Leftist candidate Andres Manuel Lopez Obrador, holed up in his apartment, faced the same predicament that Al Gore struggled with in 2000: to concede defeat despite the cries of his supporters that the election was stolen or risk political chaos by challenging the system.

Electoral officials said they would declare a winner after a long, official count starting Wednesday.

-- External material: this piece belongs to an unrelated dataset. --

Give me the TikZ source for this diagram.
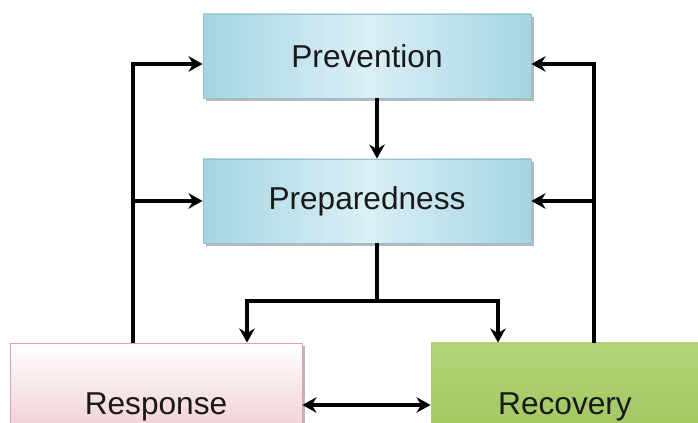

The final word could come from an electoral tribunal that allows no appeal.

Sunday night’s quick count proved too close to call, setting off days of uncertainty and cries of fraud by fervent Lopez Obrador supporters, still bitter over the many manipulations of the vote that kept the Institutional Revolutionary Party, or PRI, in power for seven decades until 2000.

Many had predicted violent street protests, but Lopez Obrador supporters apparently were waiting for orders from the leader they revere with a messianic devotion.

George Grayson, a Mexico expert at the College of William & Mary in Virginia and a former Virginia state legislator, said “the Mexican system is much more transparent” than the U.S. system.

Mexico has a single voter registry, a uniform photo identity card for voters and a national election law, he said, whereas “in the U.S., you have this crazy quilt of 50 state laws.” Mexico’s Federal Electoral Institute is legally independent of the government, while in the U.S., partisan state officials tend to oversee the system – something that contributed to controversy over the 2000 presidential election in Florida.